MapReduce: Partitioner/Sort

Verfasst: 25. Jun 2016 11:48
von paprikawuerzung
Für was wird die Partitioner und Sort Phase in MR gebraucht? Zur Optimierung? Es werden ja aufgrund der Partionierung Daten zu anderen Nodes geschickt, wenn ichs richtig verstanden habe. Wieso werden die Daten vom Mapper nicht direkt auf dem gleichen Node reduced (Daten-Lokalität), sondern noch mal durchs Netzwerk geschickt? Für was ist die Sort Phase gut? Optimierungs-Heuristik?

Re: MapReduce: Partitioner/Sort

Verfasst: 28. Jun 2016 23:28
von paprikawuerzung
Ah, sorry. I forgot that the course language is english.

1) Whats the purpose of the partioning phase?
Because of the partitioning there is data sent to other nodes (as far as I understood). Why aren't they reduced or processed on the same node (data locality?)?

2) What's the purpose of the sort phase?

Re: MapReduce: Partitioner/Sort

Verfasst: 29. Jun 2016 21:49
von robertH
As far as I have understood it, data locality is taken into account when partitioning the data / the work. Sending to other nodes is needed whenever too much data is stored at only a few number of nodes. Then it is faster to send it (slowly) to other nodes and having a more uniform workload instead of having many nodes which are waiting for a few nodes to have finished their work.

Also, in general, partitioning of the data is needed because you do not know for certain how much time a task needs. If one part of the job is surprisingly hard, chances are high that the node will still finish in a reasonable time, because the work junks are small and while this node is occupied the other nodes can receive additional junks to work on.

Re: MapReduce: Partitioner/Sort

Verfasst: 30. Jun 2016 01:34
von paprikawuerzung
Thanks for the answer!

I maybe found another reason: Hadoop does not know the distribution of the intermediate keys/value pairs. So a singlenode can't determine where to send its processed (=mapped) data to. It would have to query all other nodes to get the distribution of the intermediate keys. If you know something about the distribution of the intermediate keys, you can pass a more efficient partitioner, which splits the intermediate keys more uniformly (= work load is better balanced at the reducers).
Is this right?

Sort phase: I read the "Shuffle and Sort" Part of "Hadoop: The Definitve Guide" (Tom White). The "sort phase" - as far as I understood it - is because during the map phase there is data spilled on the disk (= too much data to hold it all in-memory). The data is spilled in multiple files, which get merged later on. To optimize the later merging the data gets sorted (merging two sorted files into a new sorted file is easier than merging two unsorted files into one sorted file). So the sort phase is "just" an optimization/detail and not essential for MR.

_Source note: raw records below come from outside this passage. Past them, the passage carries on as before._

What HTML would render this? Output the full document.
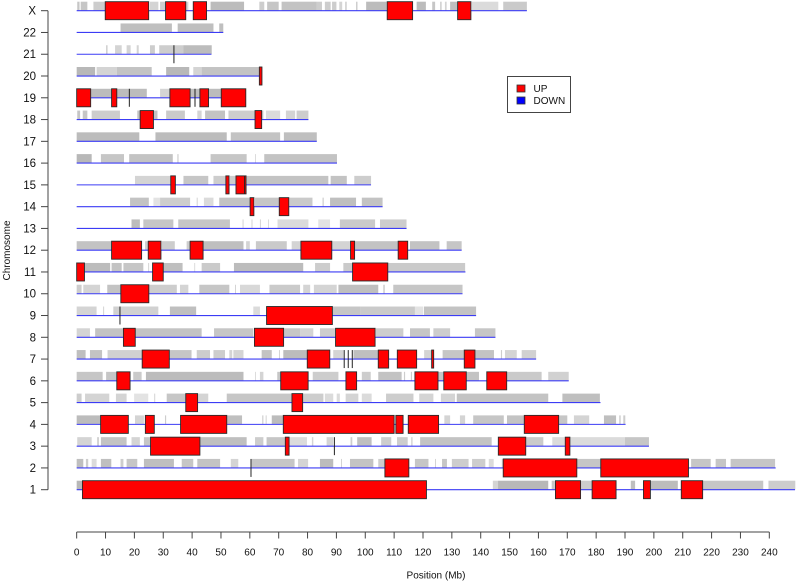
<!DOCTYPE html>
<html lang="en">
<head>
<meta charset="utf-8">
<title>Chromosome regions plot</title>
<style>
html,body{margin:0;padding:0;background:#fff;}
#chart{display:block;width:797px;height:584px;}
text{font-family:"Liberation Sans",Arial,sans-serif;fill:#111;}
</style>
</head>
<body>
<svg id="chart" xmlns="http://www.w3.org/2000/svg" width="797" height="584" viewBox="0 0 797 584">
  <g id="rows"></g>
  <g id="y-axis"></g>
  <g id="x-axis"></g>
  <text transform="translate(10,250.5) rotate(-90)" text-anchor="middle" font-size="10">Chromosome</text>
  <text x="436" y="578.5" text-anchor="middle" font-size="10">Position (Mb)</text>
  <g>
    <rect x="507.5" y="76.5" width="63" height="36" fill="#fff" stroke="#444" stroke-width="1"/>
    <rect x="517" y="85" width="8" height="7" fill="#ff0000" stroke="#333" stroke-width="0.8"/>
    <text x="533.5" y="92" font-size="10">UP</text>
    <rect x="517" y="97" width="8" height="7" fill="#0000ff" stroke="#333" stroke-width="0.8"/>
    <text x="533.5" y="104" font-size="10">DOWN</text>
  </g>
</svg>
<script>
// Chromosomes, bottom row first
const chromosomes = ['1','2','3','4','5','6','7','8','9','10','11','12','13','14','15','16','17','18','19','20','21','22','X'];
// Chromosome lengths in Mb
const chromLengths = [248.9,242.2,198.3,190.2,181.5,170.5,159.2,145.1,138.4,133.7,134.7,133.4,114.3,106,102,90.2,83.2,80.3,58.6,64.2,46.7,50.8,156];
// UP regions [start, end] in Mb
const upRegions = [
 [[2,121.2],[165.9,174.6],[178.6,186.9],[196.4,198.8],[209.5,216.9]],
 [[106.8,115.1],[147.8,173.3],[181.6,212]],
 [[25.6,42.7],[72.3,73.6],[146.1,155.6],[169.3,170.9]],
 [[8.3,17.9],[23.8,26.9],[36,52],[71.6,110],[110.6,113.1],[114.9,125.4],[155.1,167]],
 [[37.8,41.9],[74.6,78.3]],
 [[13.9,18.5],[70.7,80.2],[93.3,97],[117.2,125.2],[127.2,135],[142.1,149]],
 [[22.7,32.1],[79.9,87.7],[104.5,108.1],[111.1,117.8],[123,123.7],[134.3,138]],
 [[16.2,20.3],[61.6,71.7],[89.7,103.4]],
 [[65.8,88.6]],
 [[15.3,25]],
 [[0,2.7],[26.3,30],[95.6,107.8]],
 [[12.1,22.5],[24.8,29.2],[39.3,43.8],[77.7,88.4],[94.9,96.3],[111.4,114.7]],
 [],
 [[60.1,61.4],[70.2,73.5]],
 [[32.6,34.2],[51.7,52.8],[55.2,58.7]],
 [],
 [],
 [[22,26.6],[61.8,64.1]],
 [[0,4.85],[12.1,13.9],[32.3,39.3],[42.7,45.7],[50.1,58.6]],
 [[63.3,64.2]],
 [],
 [],
 [[9.9,24.95],[30.8,37.8],[40.4,45],[107.6,116.4],[132,136.6]]
];
// Very narrow regions, drawn as single dark marks (Mb)
const narrowRegions = [[],[60.4],[89.3],[],[],[],[92.7,94.1,95.5],[],[15],[],[],[],[],[],[58.2],[],[],[],[18.25,41],[],[33.7],[],[]];
// Measured probes [start, end, relative density] in Mb
const probeRegions = [
 [[0,2,1],[144.2,146,.6],[146,163.4,1],[164.6,165.7,.8],[174.6,178.5,.7],[192,193.5,.9],[198.8,208.3,.95],[216.9,237.9,.8],[239.7,249,.7]],
 [[0,2.3,.9],[3.2,4,.7],[5.2,6.9,.5],[8.4,12,.9],[15.2,16.2,.7],[17.3,21,.8],[23.3,33.7,.9],[36.4,40.4,.8],[41.8,49.7,.85],[53.4,56,.6],[60.6,75.5,.8],[76.7,80.2,.6],[84.3,88.9,.95],[91.6,91.9,.7],[94.7,102.8,.85],[104.5,106.8,.7],[117.2,121.9,.8],[124.2,124.5,.7],[126.6,128.3,.8],[130,135.8,.7],[137,141.6,.7],[142.8,144.5,.5],[147.3,147.8,.6],[173.3,181.6,.8],[212.9,219.7,.8],[221.4,225,.8],[226.6,242,.8]],
 [[.2,5.2,.6],[7.1,7.7,.7],[8.4,17.3,.85],[19,21.9,.6],[23.3,25.6,.8],[42.7,58.9,.9],[61.8,64.7,.7],[65.8,72.3,.8],[73.6,79.8,.5],[81.5,82,.6],[86.6,88.9,.6],[94.9,95.5,.7],[97.2,102.2,.9],[105.5,109,.7],[111,114.7,.7],[115.9,116.4,.6],[119,143.8,.85],[155.6,161.7,.75],[164.8,169.2,.5],[170.9,178.2,.5],[178.2,190,.5],[190,198.3,.8]],
 [[0,8.3,.95],[20.2,23.3,.6],[30.6,31,.7],[52,57.3,.9],[64.3,64.7,.7],[65.5,65.8,.7],[67.6,71.6,.95],[127.4,129.4,.6],[132.8,134.6,.6],[137.4,148,.8],[149.1,155.1,.85],[167,170,.8],[172.3,177.6,.6],[182.7,186.9,.9],[188,188.5,.7],[189.4,190.1,.7]],
 [[0,1.7,.7],[2.9,11.3,.6],[13.6,17.3,.6],[19.9,24.8,.4],[26.9,27.2,.7],[31.2,37.8,.8],[41.9,45.6,.6],[52,74.5,.8],[78.3,85.5,.7],[86,88.9,.5],[90.1,91.2,.5],[93.2,97.6,.6],[98.8,102.2,.5],[107.2,116.7,.7],[118.7,123.6,.6],[126.2,131.1,.6],[131.7,163.4,.85],[168.3,181.3,.9]],
 [[0,9,.8],[10.2,13.9,.8],[19.6,22.5,.75],[24,57.8,.95],[61.8,62,.7],[63.5,64.7,.6],[69.5,70.7,.8],[81.8,90.7,.7],[98.8,101.9,.7],[104.5,112.6,.85],[113.4,113.8,.7],[115.8,116.2,.7],[125.2,127.2,.8],[135,139.4,.85],[149,161.1,.75],[163.4,170.5,.65]],
 [[0,3.1,.9],[4.6,8.8,.85],[10.7,22.6,.65],[32.1,39.8,.8],[41.6,46.2,.7],[47.4,51.4,.7],[52.9,53.9,.6],[54.3,57.8,.6],[64.1,67.6,.85],[70.1,70.4,.7],[71.6,79.9,.95],[88.9,92.4,.6],[95.9,104.5,.9],[120.4,123,.6],[126.8,134.3,.8],[138,144.6,.85],[147,147.4,.7],[148.4,152.5,.6],[154.2,159.2,.65]],
 [[0,4.6,.6],[6.4,16.2,.85],[20.3,43.3,.85],[47.6,61.2,.8],[71.7,77.4,.8],[77.4,82,.6],[84.3,89.5,.7],[103.7,113.2,.7],[115.5,122.4,.8],[123.6,129.4,.7],[138,145.1,.8]],
 [[0,6.9,.6],[9.2,9.5,.7],[12.7,28.3,.65],[32.3,41.4,.9],[61.2,63.5,.5],[88.6,98.2,.8],[98.2,117.2,.75],[117.2,120,.4],[120.3,138.4,.85]],
 [[0,1.7,.7],[2.3,8.1,.6],[10.6,15.2,.85],[25,34.7,.7],[35.8,38.7,.6],[42.5,52.9,.8],[54.9,55.2,.7],[56.6,63.5,.55],[66.8,77.4,.75],[78.5,80.9,.6],[82.2,90.1,.6],[90.7,104.5,.9],[106.2,106.8,.6],[109.7,133.7,.8]],
 [[2.7,11.6,.95],[12.1,15.6,.85],[16.2,23.1,.8],[24.8,25.1,.7],[30,36.7,.9],[40.8,41,.7],[43.3,49.7,.75],[54.5,78.5,.95],[82.6,87.8,.7],[92.4,95.6,.75],[107.8,134.6,.75]],
 [[0,12.1,.85],[23.7,24.8,.7],[29.5,34,.7],[38.1,39.3,.7],[43.9,57.8,.9],[58.7,60,.6],[62.1,72.8,.75],[74.5,77.6,.6],[88.4,94.7,.6],[96.4,111.4,.85],[115.5,125.7,.85],[128.2,133.4,.8]],
 [[19,21.9,.95],[23.1,33.5,.8],[35.2,53.1,.8],[57.5,57.8,.7],[60.6,60.9,.7],[63.5,63.8,.7],[66.4,66.6,.7],[69.6,80.3,.5],[83.7,87.8,.4],[91.2,103.4,.75],[105.1,114.3,.7]],
 [[18.5,25,.85],[26.6,28.9,.4],[28.9,39.3,.7],[41.6,41.9,.7],[44.1,47.4,.5],[49.4,60.1,.85],[61.8,70.2,.8],[73.7,81.7,.75],[85.2,85.6,.7],[87.8,96.8,.9],[98.8,106,.85]],
 [[20.2,32.6,.6],[37,45.6,.8],[47.4,51.7,.7],[53.1,55.2,.7],[58.9,87.2,.85],[88,93.6,.85],[96.2,102,.7]],
 [[0,5.2,1],[8.4,16.4,.8],[18.2,33.3,.85],[34.9,35.3,.7],[46.4,58.9,.8],[61.8,62,.7],[65,90.2,.85]],
 [[0,21.7,.95],[27.3,52,.95],[53.4,70.5,.85],[71.8,83.2,.9]],
 [[.2,1.2,.8],[2.1,3.7,.8],[5.2,15,.7],[21,28,.85],[31,37.5,.75],[41.8,43.3,.6],[44.5,51.4,.85],[52.6,61.8,.7],[64.1,64.7,.7],[65.6,70.5,.5],[72.5,75.7,.6],[76.2,80.3,.7]],
 [[4.85,24.3,.95],[28.9,32.3,.6],[39.3,42.7,.9],[45.7,50.1,.95]],
 [[0,6.4,1],[6.9,13.9,.6],[13.9,26,.85],[31,39,1],[40.4,43.3,.6],[43.3,63.5,.85]],
 [[10.2,10.7,.7],[13.3,15.6,.6],[17.3,18.7,.6],[20.8,21.5,.6],[25.4,27.1,.7],[28.6,37,.7],[37,46.8,.95]],
 [[15.2,33,.9],[35,47.4,.9],[49.4,50.8,.9]],
 [[.2,1,.8],[1.4,3.7,.8],[5.8,9.8,.7],[25.4,28.3,.6],[28.9,30.8,.7],[37.5,38.7,.6],[46.4,58,.95],[63.3,65,.7],[66,70,.8],[71,83.2,.85],[83.2,85,.7],[86,88,.7],[88.5,90,.7],[91,92,.6],[93,93.6,.6],[96.8,97.3,.7],[100.3,107.4,.95],[117.8,121,.95],[123.2,124.2,.8],[125.9,126.5,.6],[127.6,128.2,.6],[129.4,131.9,.9],[136.9,146.1,.5],[147.8,156,.75]]
];
// Axis tick labels
const xTicks = [0,10,20,30,40,50,60,70,80,90,100,110,120,130,140,150,160,170,180,190,200,210,220,230,240];

const SVGNS = 'http://www.w3.org/2000/svg';
const xOrigin = 76.67, xPerMb = 2.886;
const yFirstRow = 489.7, rowStep = 21.773;
const xScale = mb => xOrigin + mb * xPerMb;
const yScale = i => yFirstRow - i * rowStep;
function make(parent, tag, attrs, text) {
  const el = document.createElementNS(SVGNS, tag);
  for (const k in attrs) el.setAttribute(k, attrs[k]);
  if (text !== undefined) el.textContent = text;
  parent.appendChild(el);
  return el;
}

const rows = document.getElementById('rows');
chromosomes.forEach((name, i) => {
  const y = yScale(i);
  const row = make(rows, 'g', {});
  
  

  probeRegions[i].forEach(r => {
    const el = make(row, 'rect', {x: xScale(r[0]), y: y - 9, width: Math.max(0.7, (r[1] - r[0]) * xPerMb), height: 9, fill: '#b8b8b8', 'fill-opacity': r[2]});
    
    
  });

  const line = make(row, 'line', {x1: xScale(0), x2: xScale(chromLengths[i]), y1: y, y2: y, stroke: '#3c3cf5', 'stroke-width': 1.1});
  
  

  upRegions[i].forEach(r => {
    const el = make(row, 'rect', {x: xScale(r[0]), y: y - 9, width: (r[1] - r[0]) * xPerMb, height: 18, fill: '#ff0000', stroke: '#2a2a2a', 'stroke-width': 0.9});
    
    
  });

  narrowRegions[i].forEach(mb => {
    const el = make(row, 'line', {x1: xScale(mb), x2: xScale(mb), y1: y - 9, y2: y + 9, stroke: '#222', 'stroke-width': 1});
    
    
  });
});

const yAxis = document.getElementById('y-axis');
const yLine = make(yAxis, 'line', {x1: 48, x2: 48, y1: yScale(chromosomes.length - 1), y2: yScale(0), stroke: '#444', 'stroke-width': 1});


chromosomes.forEach((name, i) => {
  const y = yScale(i);
  const tick = make(yAxis, 'line', {x1: 41, x2: 48, y1: y, y2: y, stroke: '#444', 'stroke-width': 1});
  
  
  const label = make(yAxis, 'text', {x: 36, y: y + 4, 'text-anchor': 'end', 'font-size': 11.5}, name);
  
  
});

const xAxis = document.getElementById('x-axis');
const xAxisY = 532;
const xLine = make(xAxis, 'line', {x1: xScale(xTicks[0]), x2: xScale(xTicks[xTicks.length - 1]), y1: xAxisY, y2: xAxisY, stroke: '#444', 'stroke-width': 1});


xTicks.forEach(v => {
  const x = xScale(v);
  const tick = make(xAxis, 'line', {x1: x, x2: x, y1: xAxisY, y2: xAxisY + 6.5, stroke: '#444', 'stroke-width': 1});
  
  
  const label = make(xAxis, 'text', {x: x, y: 555.5, 'text-anchor': 'middle', 'font-size': 10}, String(v));
  
  
});
</script>
</body>
</html>
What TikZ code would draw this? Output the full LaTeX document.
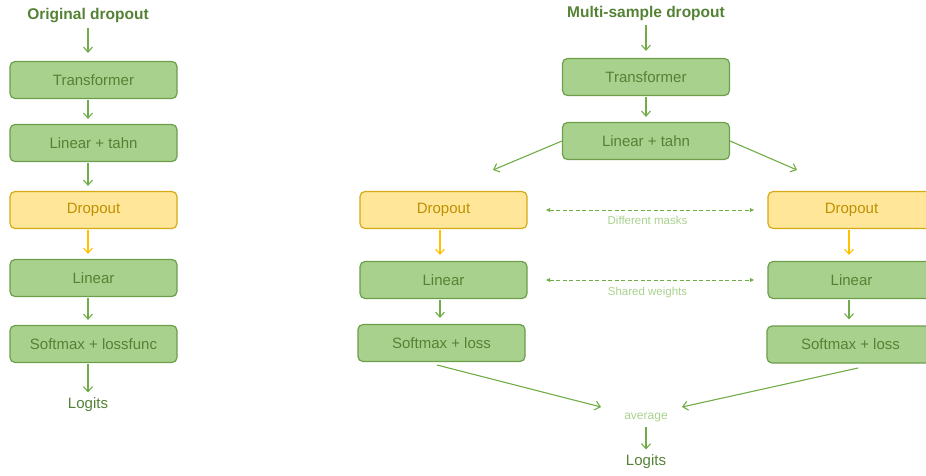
\documentclass[tikz,border=0pt]{standalone}
\usepackage{fontspec}
\setmainfont{Liberation Sans}
\usepackage{xcolor}
\usepackage{tikz}
\usetikzlibrary{
    positioning,
    arrows.meta,
    calc
}
\definecolor{boxGreen}{RGB}{169, 209, 142}
\definecolor{lineGreen}{RGB}{109, 158, 74}
\definecolor{textGreen}{RGB}{84, 130, 53}
\definecolor{arrowGreen}{RGB}{112, 173, 71}
\definecolor{boxYellow}{RGB}{255, 230, 153}
\definecolor{lineYellow}{RGB}{214, 170, 20}
\definecolor{textYellow}{RGB}{191, 144, 0}
\definecolor{arrowYellow}{RGB}{255, 192, 0}

\begin{document}
\begin{tikzpicture}[x=1pt, y=-1pt,
        block/.style={draw=lineGreen, fill=boxGreen, text=textGreen, line width=1.2pt,
            rounded corners=5pt, minimum width=167pt, minimum height=37pt,
            font=\fontsize{15}{18}\selectfont},
        dropblock/.style={block, draw=lineYellow, fill=boxYellow, text=textYellow},
        title/.style={text=textGreen, font=\fontsize{15.5}{18}\selectfont\bfseries},
        flow/.style={-{Straight Barb[length=5pt, width=9pt]}, arrowGreen, line width=1.1pt,
            shorten <=1pt, shorten >=5pt},
        dropflow/.style={flow, arrowYellow},
        between/.style={{Latex[length=4.5pt, width=4.5pt]}-{Latex[length=4.5pt, width=4.5pt]},
            arrowGreen, dash pattern=on 4pt off 2.5pt, line width=1pt},
        note/.style={text=boxGreen, font=\fontsize{11.5}{14}\selectfont}]
        \clip (0,0) rectangle (926,475);
        \useasboundingbox (0,0) rectangle (926,475);

        % Original dropout
        \node[title] (orig) at (88,16) {Original dropout};
        \node[block] (tr1) at (93.5,80) {Transformer};
        \node[block] (lt1) at (93.5,143) {Linear + tahn};
        \node[dropblock] (do1) at (93.5,210) {Dropout};
        \node[block] (li1) at (93.5,278) {Linear};
        \node[block] (sm1) at (93.5,344) {Softmax + lossfunc};
        \node[text=textGreen, font=\fontsize{15}{18}\selectfont] (lg1) at (88,405) {Logits};

        \draw[flow, shorten >=8pt] (orig) -- (orig |- tr1.north);
        \draw[flow] (tr1.south -| orig) -- (lt1.north -| orig);
        \draw[flow] (lt1.south -| orig) -- (do1.north -| orig);
        \draw[dropflow] (do1.south -| orig) -- (li1.north -| orig);
        \draw[flow] (li1.south -| orig) -- (sm1.north -| orig);
        \draw[flow, shorten >=2pt] (sm1.south -| orig) -- (lg1);

        % Multi-sample dropout
        \node[title] (multi) at (646,13) {Multi-sample dropout};
        \node[block] (tr2) at (646,77) {Transformer};
        \node[block] (lt2) at (646,141) {Linear + tahn};

        \node[dropblock] (do2) at (443.5,210) {Dropout};
        \node[block] (li2) at (443.5,280) {Linear};
        \node[block] (sm2) at (441.5,343) {Softmax + loss};

        \node[dropblock] (do3) at (851.5,210) {Dropout};
        \node[block] (li3) at (851.5,280) {Linear};
        \node[block] (sm3) at (850.5,344.5) {Softmax + loss};

        \node[note, font=\fontsize{12}{14}\selectfont] (avg) at (646,418) {average};
        \node[text=textGreen, font=\fontsize{15}{18}\selectfont] (lg2) at (646,462) {Logits};

        \coordinate (splitL) at (493,170);
        \coordinate (splitR) at (797,170);
        \coordinate (joinL) at (601,407);
        \coordinate (joinR) at (682,407);

        \draw[flow, shorten >=7pt] (multi) -- (multi |- tr2.north);
        \draw[flow] (tr2) -- (lt2);
        \draw[flow, shorten <=0pt, shorten >=0pt] (lt2.west) -- (splitL);
        \draw[flow, shorten <=0pt, shorten >=0pt] (lt2.east) -- (splitR);

        \draw[dropflow, shorten >=6pt] (do2.south -| 440,0) -- (li2.north -| 440,0);
        \draw[flow, shorten >=6pt] (li2.south -| 440,0) -- (sm2.north -| 440,0);
        \draw[dropflow, shorten >=6pt] (do3.south -| 849,0) -- (li3.north -| 849,0);
        \draw[flow, shorten >=6pt] (li3.south -| 849,0) -- (sm3.north -| 849,0);

        \draw[between, shorten <=18pt, shorten >=13pt] (do2.east) -- (do3.west)
            node[midway, below=2pt, note] {Different masks};
        \draw[between, shorten <=18pt, shorten >=13pt] (li2.east) -- (li3.west)
            node[midway, below=3pt, note] {Shared weights};

        \draw[flow, shorten <=0pt, shorten >=0pt] (437,365) -- (joinL);
        \draw[flow, shorten <=0pt, shorten >=0pt] (858,368) -- (joinR);
        \draw[flow, shorten >=2pt] (avg) -- (lg2);
    \end{tikzpicture}
\end{document}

The book is quite easy to find: "oreilly hadoop the definitive guide type:pdf"

Re: MapReduce: Partitioner/Sort

Verfasst: 1. Jul 2016 12:00
von AizazZaidee
Yes you are correct in this I guess if you know some about your keys then you can perform it earlier (in your mapping step) as well and pass it to respected practitioner both are correct.
The second reason of keeping data in multiple files is because as you have already said that hadoop keep data in sorted order, so this is another reason of keeping files in multiple parts.
for example splitting a name list based on indexes will give us extra efficiency when we have to add some more data, by doing this data remains sorted and there is no need of additional sort step.

I hope you understand my point of view.